De Salvador Nogueira para Antonio Prata:

“Antonio,

Prazer receber mensagem sua. Também curto muito seus textos, e este teria sido mais um arremate perfeito, se apenas fosse verdade. Quase quis que fosse, por sinal. ;-)

Abraço,
Salvador”

De Antonio Prata para Salvador Nigueira: 

“Mas, cazzo, como ele é creditado por ter dado a volta se morreu antes?!”

De Salvador Nogueira para Antonio Prata:

“É que não tinha Eurico Miranda naquela época pra impugnar no STJD. :-P”

De Antonio Prata para Salvador Nogueira:

“Li algo na internet. Parece que segundo o VAR ele não voltou pra casa, mas deu a volta. É isso?”

De Salvador Nogueira para Antonio Prata:

“Ele não concluiu a volta. Foi substituído aos 35 do segundo tempo, depois de levar uma entrada criminosa nas Filipinas, em abril de 1521. Quem foi pro jogo no lugar dele foi o espanhol Juan Sebástian Elcano, que comandou as duas caravelas que sobraram (eram cinco na saída) até o final do caminho, de volta à Espanha, em 1522. Magalhães foi o campeão moral, tendo sido o idealizador da viagem. Hoje há quem considere mundial. Na época, era Copa Rio mesmo. Saíram 240 marinheiros, voltaram 18. E depois dizem que ir a Marte é que é difícil. :-)”

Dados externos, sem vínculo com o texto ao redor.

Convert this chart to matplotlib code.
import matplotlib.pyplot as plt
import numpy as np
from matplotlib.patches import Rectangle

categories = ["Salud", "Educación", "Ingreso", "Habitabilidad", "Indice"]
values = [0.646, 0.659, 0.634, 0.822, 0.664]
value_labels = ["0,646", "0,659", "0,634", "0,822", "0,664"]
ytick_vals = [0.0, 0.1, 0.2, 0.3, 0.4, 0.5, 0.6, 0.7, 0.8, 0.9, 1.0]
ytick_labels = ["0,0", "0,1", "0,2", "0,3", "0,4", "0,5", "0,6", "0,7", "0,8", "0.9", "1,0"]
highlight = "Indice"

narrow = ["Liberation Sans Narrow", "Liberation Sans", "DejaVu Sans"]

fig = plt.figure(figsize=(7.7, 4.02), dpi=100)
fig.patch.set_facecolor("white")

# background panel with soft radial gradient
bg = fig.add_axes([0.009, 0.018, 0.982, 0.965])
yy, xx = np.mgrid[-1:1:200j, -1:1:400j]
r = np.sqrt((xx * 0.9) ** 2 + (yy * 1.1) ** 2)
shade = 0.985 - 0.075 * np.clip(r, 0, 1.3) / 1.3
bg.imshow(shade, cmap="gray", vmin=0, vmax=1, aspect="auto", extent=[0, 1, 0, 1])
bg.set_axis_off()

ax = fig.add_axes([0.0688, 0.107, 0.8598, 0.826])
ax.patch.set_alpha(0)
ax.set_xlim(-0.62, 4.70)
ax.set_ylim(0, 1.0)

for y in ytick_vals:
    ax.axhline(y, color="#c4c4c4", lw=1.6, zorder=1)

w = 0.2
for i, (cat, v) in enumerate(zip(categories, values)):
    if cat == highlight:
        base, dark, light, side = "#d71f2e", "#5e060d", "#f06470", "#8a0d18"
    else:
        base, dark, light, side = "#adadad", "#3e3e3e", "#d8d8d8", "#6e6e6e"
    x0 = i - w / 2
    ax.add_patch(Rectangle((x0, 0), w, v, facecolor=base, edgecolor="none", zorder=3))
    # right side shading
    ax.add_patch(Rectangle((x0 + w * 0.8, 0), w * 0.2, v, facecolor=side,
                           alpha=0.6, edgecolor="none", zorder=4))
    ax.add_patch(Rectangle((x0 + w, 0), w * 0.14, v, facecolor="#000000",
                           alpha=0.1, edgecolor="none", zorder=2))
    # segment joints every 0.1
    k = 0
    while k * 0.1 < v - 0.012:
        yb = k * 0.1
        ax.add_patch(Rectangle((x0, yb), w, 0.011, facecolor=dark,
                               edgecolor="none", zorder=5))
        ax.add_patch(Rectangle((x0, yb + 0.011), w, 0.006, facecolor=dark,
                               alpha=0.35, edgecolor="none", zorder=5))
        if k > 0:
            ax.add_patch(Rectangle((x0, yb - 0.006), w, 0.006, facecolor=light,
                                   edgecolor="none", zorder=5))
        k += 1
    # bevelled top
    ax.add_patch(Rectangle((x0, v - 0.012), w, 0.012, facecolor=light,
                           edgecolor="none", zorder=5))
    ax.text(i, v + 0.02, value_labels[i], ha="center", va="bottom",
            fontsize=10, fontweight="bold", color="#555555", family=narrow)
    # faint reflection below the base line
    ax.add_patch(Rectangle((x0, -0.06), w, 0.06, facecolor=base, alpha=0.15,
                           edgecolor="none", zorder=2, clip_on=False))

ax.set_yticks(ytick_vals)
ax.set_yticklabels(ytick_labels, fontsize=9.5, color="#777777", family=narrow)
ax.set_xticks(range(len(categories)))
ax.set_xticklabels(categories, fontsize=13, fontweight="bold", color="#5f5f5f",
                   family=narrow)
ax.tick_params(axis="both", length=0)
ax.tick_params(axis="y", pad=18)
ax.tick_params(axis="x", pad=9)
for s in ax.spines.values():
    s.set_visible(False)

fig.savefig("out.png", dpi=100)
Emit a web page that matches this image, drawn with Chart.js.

De Antonio Prata para Salvador Nogueira:

“Cara, que incrível. Isso não merece uma errata, mas uma coluna. Acho que vc seria muito mais indicado do que eu para escrevê-la.
Se é que já não escreveu. Dá inclusive um puta filme... rs.
Abs!”

De Salvador Nogueira para Antonio Prata:

“É um épico. Apesar de meu negócio ser mais da atmosfera pra cima, li uns 15 anos atrás um livro que contava as minúcias da viagem. "Além do fim do mundo", de Lawrence Bergreen. É fantástico.

Abraço,
S.”

De Antonio Prata para Salvador Nogueira:

“Vou atrás. Obrigado!”

De Antonio Prata para Salvador Nogueira:

“E agora que a Terra é plana, vão ter que refazer a viagem...”

Erramos: o texto foi alterado

Fernando (Fernão) de Magalhães não chegou a retornar de sua viagem ao redor do mundo, como afirma o texto. Ele morreu onde hoje estão as Filipinas em 1521, cerca de 17 meses antes do fim da expedição.